W.T.F. Inc.

BrainRants has written about some of “those people” who don’t even have to go out of their way to piss the rest of us off, in an office environment.  Some of these asshats are inspired naturals, who keep the pot of pass-me-another-ammo-clip, filled to the brim.  Since he, and others, have covered the irksome, I felt I might expound about the odd but entertaining.  Anyone who has ever worked in an office will recognise some of these people.

When I was much younger, I worked at a metal fabrication plant.  What with sales orders, purchase orders, drawings, specs, billings, and general correspondence, there was enough work for a full-time file clerk.  The old gal who was there when I started had been with them since the days of quill and vellum.  She hadn’t turned 65, but her husband had, and he wanted to retire to Florida, or Buttfuckistan, so she gave two weeks notice that she was quitting.

I just lost the young crowd again.  Nowadays, there is no “notice”!  Especially with computers, it is so easy for a dissatisfied employee to seriously screw an employer.  If I were quitting, I’d order a lifetime supply of Mongolian porn and arrange for 87 loads of manure to be dumped in the parking lot.  As soon as you indicate that you’re quitting, an armed guard escorts you out of the building, while a couple of your “friends” ransack your desk, keep all the good stuff, and bring you the pitiful balance in a cardboard box.

The office manager interviewed a number of possible replacements, and settled on one in particular.  It’s hard to judge someone from four desks away, but she seemed like a nice person.  She started the next Monday to get a week’s training, and then Betty Rubble disappeared.

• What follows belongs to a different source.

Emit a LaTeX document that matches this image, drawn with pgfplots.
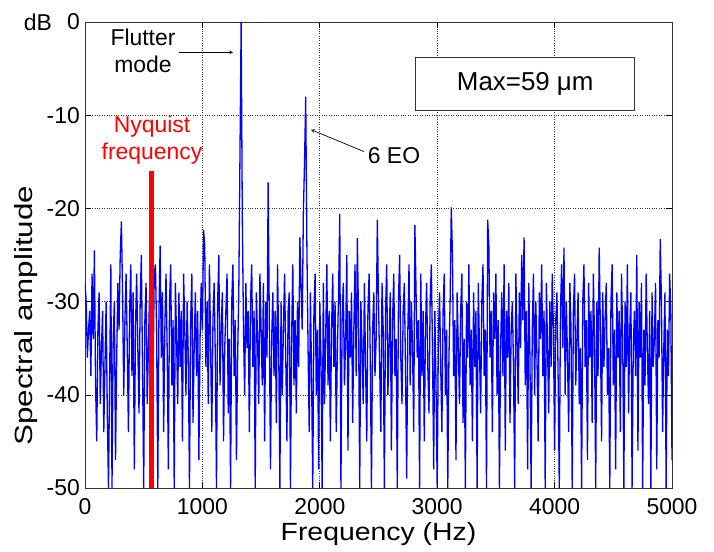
\documentclass[border=0pt]{standalone}
\usepackage{fontspec}
\setmainfont{Liberation Sans}
\newfontfamily\xlabfont{Liberation Sans}[FakeStretch=1.14]
\newfontfamily\ylabfont{Liberation Sans}[FakeStretch=1.26]
\usepackage{pgfplots}
\pgfplotsset{compat=1.18}

\pgfplotstableread[row sep=\\]{
x y\\
0 -28\\10 -30\\20 -36\\30 -33\\40 -31\\50 -38\\60 -27\\70 -34\\80 -24.5\\90 -39\\
100 -45\\110 -33\\120 -29\\130 -41\\140 -35\\150 -31\\160 -44\\170 -37\\180 -30\\190 -42\\
200 -50\\210 -38\\220 -26\\230 -50\\240 -34\\250 -30\\260 -47\\270 -36\\280 -28\\290 -33\\
300 -25\\310 -21.4\\320 -29\\330 -40\\340 -32\\350 -27\\360 -35\\370 -44\\380 -31\\390 -26\\
400 -38\\410 -29\\420 -48\\430 -33\\440 -27\\450 -35\\460 -42\\470 -30\\480 -25\\490 -37\\
500 -50\\510 -32\\520 -28\\530 -41\\540 -35\\550 -29\\560 -46\\570 -30\\580 -38\\590 -27\\
600 -26\\610 -33\\620 -50\\630 -31\\640 -24\\650 -36\\660 -29\\670 -44\\680 -33\\690 -27\\
700 -35\\710 -48\\720 -30\\730 -26\\740 -39\\750 -32\\760 -50\\770 -28\\780 -34\\790 -41\\
800 -29\\810 -37\\820 -31\\830 -45\\840 -27\\850 -33\\860 -40\\870 -30\\880 -36\\890 -50\\
900 -32\\910 -27\\920 -43\\930 -35\\940 -29\\950 -38\\960 -31\\970 -47\\980 -34\\990 -28\\
1000 -33\\1010 -22.3\\1020 -24\\1030 -37\\1040 -30\\1050 -41\\1060 -26\\1070 -35\\1080 -44\\1090 -32\\
1100 -28\\1110 -36\\1120 -50\\1130 -30\\1140 -25\\1150 -39\\1160 -33\\1170 -29\\1180 -45\\1190 -35\\
1200 -31\\1210 -27\\1220 -42\\1230 -34\\1240 -50\\1250 -30\\1260 -26\\1270 -38\\1280 -32\\1290 -47\\
1300 -36\\1310 -29\\1320 -14.3\\1330 0\\1340 -20.9\\1350 -33\\1360 -40\\1370 -28\\1380 -35\\1390 -31\\
1400 -44\\1410 -30\\1420 -26\\1430 -37\\1440 -31\\1450 -50\\1460 -29\\1470 -34\\1480 -41\\1490 -27\\
1500 -33\\1510 -39\\1520 -28\\1530 -45\\1540 -30\\1550 -36\\1560 -17.2\\1570 -32\\1580 -48\\1590 -34\\
1600 -29\\1610 -38\\1620 -31\\1630 -43\\1640 -26\\1650 -35\\1660 -50\\1670 -30\\1680 -40\\1690 -33\\
1700 -27\\1710 -36\\1720 -45\\1730 -31\\1740 -29\\1750 -50\\1760 -34\\1770 -26\\1780 -39\\1790 -32\\
1800 -42\\1810 -30\\1820 -37\\1830 -23.1\\1840 -28\\1850 -33\\1860 -20.5\\1870 -15\\1880 -8\\1890 -24\\
1900 -35\\1910 -44\\1920 -29\\1930 -38\\1940 -50\\1950 -31\\1960 -27\\1970 -40\\1980 -33\\1990 -48\\
2000 -30\\2010 -36\\2020 -50\\2030 -28\\2040 -41\\2050 -34\\2060 -26\\2070 -39\\2080 -31\\2090 -45\\
2100 -33\\2110 -27\\2120 -37\\2130 -30\\2140 -44\\2150 -35\\2160 -29\\2170 -20.6\\2180 -50\\2190 -32\\
2200 -28\\2210 -39\\2220 -34\\2230 -25\\2240 -46\\2250 -31\\2260 -36\\2270 -29\\2280 -43\\2290 -33\\
2300 -26\\2310 -38\\2320 -23.2\\2330 -32\\2340 -50\\2350 -30\\2360 -35\\2370 -41\\2380 -28\\2390 -37\\
2400 -45\\2410 -31\\2420 -27\\2430 -36\\2440 -50\\2450 -33\\2460 -29\\2470 -38\\2480 -34\\2490 -21.2\\
2500 -30\\2510 -37\\2520 -44\\2530 -28\\2540 -33\\2550 -50\\2560 -31\\2570 -26\\2580 -40\\2590 -35\\
2600 -29\\2610 -46\\2620 -32\\2630 -27\\2640 -38\\2650 -34\\2660 -50\\2670 -30\\2680 -25\\2690 -36\\
2700 -41\\2710 -31\\2720 -28\\2730 -37\\2740 -49\\2750 -33\\2760 -26\\2770 -39\\2780 -30\\2790 -35\\
2800 -44\\2810 -21.8\\2820 -29\\2830 -36\\2840 -32\\2850 -50\\2860 -27\\2870 -38\\2880 -31\\2890 -45\\
2900 -33\\2910 -28\\2920 -37\\2930 -42\\2940 -30\\2950 -26\\2960 -35\\2970 -48\\2980 -31\\2990 -39\\
3000 -50\\3010 -34\\3020 -29\\3030 -37\\3040 -44\\3050 -31\\3060 -27\\3070 -40\\3080 -33\\3090 -50\\
3100 -36\\3110 -30\\3120 -19.9\\3130 -25\\3140 -38\\3150 -32\\3160 -47\\3170 -29\\3180 -35\\3190 -41\\
3200 -31\\3210 -27\\3220 -43\\3230 -34\\3240 -50\\3250 -30\\3260 -36\\3270 -26\\3280 -39\\3290 -33\\
3300 -45\\3310 -29\\3320 -37\\3330 -31\\3340 -50\\3350 -28\\3360 -35\\3370 -42\\3380 -30\\3390 -26\\
3400 -38\\3410 -33\\3420 -50\\3430 -21.2\\3440 -24\\3450 -36\\3460 -31\\3470 -44\\3480 -29\\3490 -34\\
3500 -27\\3510 -40\\3520 -32\\3530 -50\\3540 -35\\3550 -29\\3560 -38\\3570 -26\\3580 -46\\3590 -31\\
3600 -36\\3610 -28\\3620 -43\\3630 -33\\3640 -30\\3650 -37\\3660 -50\\3670 -27\\3680 -34\\3690 -41\\
3700 -29\\3710 -35\\3720 -25\\3730 -32\\3740 -23.1\\3750 -39\\3760 -31\\3770 -48\\3780 -28\\3790 -36\\
3800 -50\\3810 -33\\3820 -27\\3830 -40\\3840 -30\\3850 -36\\3860 -45\\3870 -29\\3880 -34\\3890 -26\\
3900 -38\\3910 -31\\3920 -50\\3930 -28\\3940 -35\\3950 -42\\3960 -30\\3970 -37\\3980 -27\\3990 -33\\
4000 -46\\4010 -32\\4020 -29\\4030 -38\\4040 -50\\4050 -31\\4060 -26\\4070 -35\\4080 -24.2\\4090 -40\\
4100 -30\\4110 -36\\4120 -44\\4130 -28\\4140 -33\\4150 -50\\4160 -31\\4170 -27\\4180 -39\\4190 -34\\
4200 -29\\4210 -41\\4220 -35\\4230 -50\\4240 -30\\4250 -26\\4260 -37\\4270 -32\\4280 -47\\4290 -28\\
4300 -36\\4310 -31\\4320 -43\\4330 -27\\4340 -34\\4350 -50\\4360 -30\\4370 -38\\4380 -24.2\\4390 -33\\
4400 -45\\4410 -29\\4420 -37\\4430 -32\\4440 -28\\4450 -40\\4460 -35\\4470 -50\\4480 -30\\4490 -26\\
4500 -39\\4510 -33\\4520 -48\\4530 -29\\4540 -36\\4550 -31\\4560 -44\\4570 -27\\4580 -34\\4590 -50\\
4600 -30\\4610 -37\\4620 -26\\4630 -42\\4640 -33\\4650 -29\\4660 -50\\4670 -35\\4680 -31\\4690 -38\\
4700 -25\\4710 -46\\4720 -30\\4730 -36\\4740 -28\\4750 -50\\4760 -33\\4770 -39\\4780 -27\\4790 -35\\
4800 -41\\4810 -31\\4820 -50\\4830 -29\\4840 -37\\4850 -34\\4860 -28\\4870 -48\\4880 -32\\4890 -36\\
4900 -23.3\\4910 -30\\4920 -44\\4930 -35\\4940 -29\\4950 -50\\4960 -33\\4970 -38\\4980 -27\\4990 -31\\
5000 -47\\
}\spectrum

\begin{document}
\begin{tikzpicture}
\useasboundingbox (-85bp,-64bp) rectangle (629bp,488bp);
\begin{axis}[
    name=ax,
    at={(0,0)}, anchor=south west,
    scale only axis,
    width=587bp, height=466bp,
    xmin=0, xmax=5000,
    ymin=-50, ymax=0,
    xtick={0,1000,2000,3000,4000,5000},
    xticklabels={0,1000,2000,3000,4000,5000},
    ytick={-50,-40,-30,-20,-10,0},
    yticklabels={-50,-40,-30,-20,-10,0},
    tick align=inside,
    major tick length=6bp,
    tick style={black, line width=0.6bp},
    axis line style={black!80, line width=0.8bp},
    grid=major,
    grid style={black!80, dotted, line width=0.6bp},
    ticklabel style={font=\fontsize{23}{26}\selectfont, inner sep=0pt},
    xticklabel style={anchor=north, yshift=-10bp},
    yticklabel style={anchor=east, xshift=-5bp},
    xlabel={\xlabfont Frequency (Hz)},
    xlabel style={at={(axis description cs:0.5,0)}, anchor=base, yshift=-52bp, font=\fontsize{25}{28}\selectfont},
    ylabel={\ylabfont Spectral amplitude},
    ylabel style={at={(axis description cs:-0.0886,0.37)}, anchor=base, rotate=0, font=\fontsize{25}{28}\selectfont},
    clip=true,
]
\addplot[blue, line width=1.3bp, line join=bevel] table[x=x, y=y] {\spectrum};
\addplot[red, line width=4.5bp] coordinates {(565,-50) (565,-16)};

\node[font=\fontsize{23}{27}\selectfont, align=center] at (axis cs:494,-3.1) {Flutter\\mode};
\draw[-stealth, line width=0.7bp] (axis cs:801,-3.25) -- (axis cs:1261,-3.25);
\node[font=\fontsize{23}{27}\selectfont, align=center, text=red] at (axis cs:571,-12.7) {Nyquist\\frequency};
\node[font=\fontsize{23}{27}\selectfont] at (axis cs:2632,-14.3) {6 EO};
\draw[-stealth, line width=0.7bp] (axis cs:2376,-13.9) -- (axis cs:1925,-11.55);
\node[draw=black!80, fill=white, line width=0.8bp, minimum width=219bp, minimum height=53bp, font=\fontsize{26}{30}\selectfont] at (axis cs:3750,-6.6) {Max=59 μm};
\end{axis}
\node[anchor=east, font=\fontsize{23}{26}\selectfont, inner sep=0pt] at (-33bp,466bp) {dB};
\end{tikzpicture}
\end{document}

Dictionary.com just had a post about the name of the song we all sing when we do our ABCs.  It’s Twinkle, Twinkle, Little Star.  In the discussion thread, I was interested to note a significant number of people who admitted that they had to sing the song, aloud or in their minds, to know that D went before E, or S before T.

It was painful to see the new clerk perched on a wheeled stool, in front of the filing cabinets all day, her lips moving as if in prayer.  She had a desk, but never got back to it except to pick up another pile of paper.  The old clerk had made it look easy.  Of course, when she started, there were only 15 letters in the alphabet.  She had time for three unauthorized smoke breaks a day, as well as finishing 15/30 minutes early, to gossip with the receptionist.  At the end of the first week, the new gal was behind by a pile of files almost as tall as she was.

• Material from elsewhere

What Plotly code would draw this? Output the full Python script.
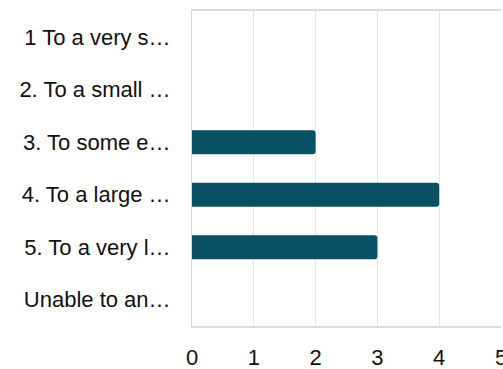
import plotly.graph_objects as go

# Survey responses per answer option
categories = [
    "1 To a very s…",
    "2. To a small …",
    "3. To some e…",
    "4. To a large …",
    "5. To a very l…",
    "Unable to an…",
]
counts = [0, 0, 2, 4, 3, 0]
x_ticks = [0, 1, 2, 3, 4, 5]

fig = go.Figure(
    go.Bar(
        x=counts,
        y=categories,
        orientation="h",
        marker=dict(color="#0a5063", line=dict(width=0)),
        width=0.46,
    )
)

fig.update_layout(
    width=503,
    height=369,
    margin=dict(l=192, r=2, t=11, b=43),
    paper_bgcolor="white",
    plot_bgcolor="white",
    showlegend=False,
    barcornerradius=3,
    font=dict(family="Liberation Sans, Arial, sans-serif", size=22, color="#111111"),
)

fig.update_xaxes(
    range=[0, 5.0],
    tickvals=x_ticks,
    automargin=False,
    ticklabeloverflow="allow",
    showgrid=True,
    gridcolor="#e6e6e6",
    gridwidth=1,
    zeroline=False,
    showline=True,
    mirror=True,
    linecolor="#dcdcdc",
    linewidth=2,
    ticks="",
    ticklabelstandoff=11,
    tickfont=dict(size=22),
)

fig.update_yaxes(
    autorange="reversed",
    automargin=False,
    showgrid=False,
    zeroline=False,
    showline=True,
    linecolor="#d6d6d6",
    linewidth=1,
    ticks="",
    ticklabelstandoff=16,
    tickfont=dict(size=22),
)

fig.write_html("out.html")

At the beginning of the second week, the office manager took her desk calendar and wrote the alphabet in black marker, across the top.  It always sat on top of the cabinets as she worked.  That, and some assistance from a couple of the other clerks, and by the end of the second week, she was caught up and managed to stay that way.  I know jobs can be hard to find but, maybe that job was one she shouldn’t have applied for.

The company president travelled on business, and needed the paid travel invoices for tax purposes.  His secretary came out one day to look for one for a trip booked through Clare Miller Travel Agency.  The two of them searched and searched.  No file for Miller and nothing in M misc.  No file for Clare, and nothing in C misc.  No file for Agency, and nothing in A misc.  No file for Travel, they even looked for Ticket, nothing in T misc.  Finally, the irked secretary demanded, “If you had an invoice for Clare Miller Travel Agency, where would you file it?”  The response came back, “What color would it be?”  What side of your desk do you put your coffee on?  What difference does it make?  “Well,” she said, When I can’t find where things go, I look for other invoices the same color, and file it with them.”  Two weeks later we had a new, literate, file clerk.

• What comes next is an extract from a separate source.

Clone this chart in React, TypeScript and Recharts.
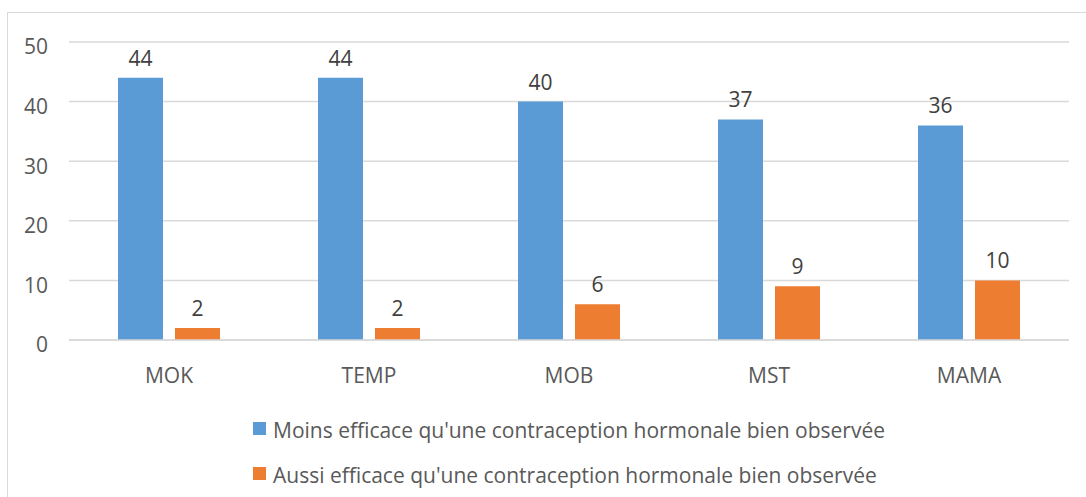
import { BarChart, Bar, XAxis, YAxis, CartesianGrid, LabelList } from 'recharts';

const categories = ['MOK', 'TEMP', 'MOB', 'MST', 'MAMA'];
const moinsEfficace = [44, 44, 40, 37, 36];
const aussiEfficace = [2, 2, 6, 9, 10];
const yTicks = [0, 10, 20, 30, 40, 50];

const seriesNames = {
  moins: "Moins efficace qu'une contraception hormonale bien observée",
  aussi: "Aussi efficace qu'une contraception hormonale bien observée",
};

const BLUE = '#5B9BD5';
const ORANGE = '#ED7D31';
const FONT = '"Open Sans", "Noto Sans", sans-serif';
const FS = 21;

const data = categories.map((c, i) => ({
  name: c,
  moins: moinsEfficace[i],
  aussi: aussiEfficace[i],
}));

const LegendBox = () => (
  <div
    style={{
      position: 'absolute',
      left: 253,
      top: 415,
      fontFamily: FONT,
      fontSize: FS,
      color: '#595959',
      lineHeight: '30px',
    }}
  >
    {[
      { key: 'moins', color: BLUE },
      { key: 'aussi', color: ORANGE },
    ].map((s, i) => (
      <div key={s.key} style={{ display: 'flex', alignItems: 'center', marginTop: i ? 15 : 0, whiteSpace: 'nowrap' }}>
        <span style={{ display: 'inline-block', width: 13, height: 13, background: s.color, marginRight: 7, marginTop: -4 }} />
        <span>{seriesNames[s.key as 'moins' | 'aussi']}</span>
      </div>
    ))}
  </div>
);

const App = () => {
  return (
    <div style={{ position: 'absolute', left: 0, top: 0, width: 1086, height: 497, background: '#fff', overflow: 'hidden' }}>
      <div
        style={{
          position: 'absolute',
          left: 7,
          top: 12,
          width: 1100,
          height: 500,
          border: '1px solid #D9D9D9',
          boxSizing: 'border-box',
        }}
      />
      <BarChart
        width={1086}
        height={497}
        data={data}
        margin={{ top: 42, right: 17, left: 0, bottom: 97 }}
        barGap={12}
        barCategoryGap={49}
        style={{ position: 'absolute', left: 0, top: 0 }}
      >
        <CartesianGrid vertical={false} stroke="#D9D9D9" strokeWidth={1.5} />
        <XAxis
          dataKey="name"
          axisLine={{ stroke: '#D9D9D9', strokeWidth: 1.5 }}
          tickLine={false}
          tickSize={0}
          tickMargin={28}
          height={60}
          tick={{ fill: '#595959', fontSize: FS, fontFamily: FONT }}
        />
        <YAxis
          domain={[0, 50]}
          ticks={yTicks}
          axisLine={false}
          tickLine={false}
          tickSize={0}
          tickMargin={21}
          width={69}
          tick={{ fill: '#595959', fontSize: FS, fontFamily: FONT, dy: 5 }}
        />
        <Bar dataKey="moins" fill={BLUE} isAnimationActive={false}>
          <LabelList dataKey="moins" position="top" offset={12} fill="#404040" fontSize={FS} fontFamily={FONT} />
        </Bar>
        <Bar dataKey="aussi" fill={ORANGE} isAnimationActive={false}>
          <LabelList dataKey="aussi" position="top" offset={12} fill="#404040" fontSize={FS} fontFamily={FONT} />
        </Bar>
      </BarChart>
      <LegendBox />
    </div>
  );
};

export default App;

This office was the first one I worked in that was air-conditioned, a pleasant perk on hot summer days.  It had been installed after the building itself was built, so some of the windows still opened.  Winters were when the problem surfaced.  There were two women in the office who were constantly fighting about the temperature.  This was also the first place where I saw one of those lockable Plexiglas covers installed over the thermostat.  I have carried a work knife since I was twelve.  Cheeky Monkey!  I knew how to use the blade to change the setting.  I never did it, and I never told either of the hens that I knew how.  What made it ironically amusing was that, the one with the short-sleeved blouse, at the desk beside the panoply of windows at the front (one of which she insisted on keeping cracked open), was the one who was too hot.  The one with the desk in the back corner, bundled up in two sweaters, beside the steam radiator, was the one who was always too cold.  A nice, constant 72 F, winter and summer.  Not having been issued ovaries, I never understood.

I see a few of you nodding your heads.  You’ve worked with some of these WTFs in your time too.  Perhaps we’ll wander down Nostalgia Lane and visit a couple more another day.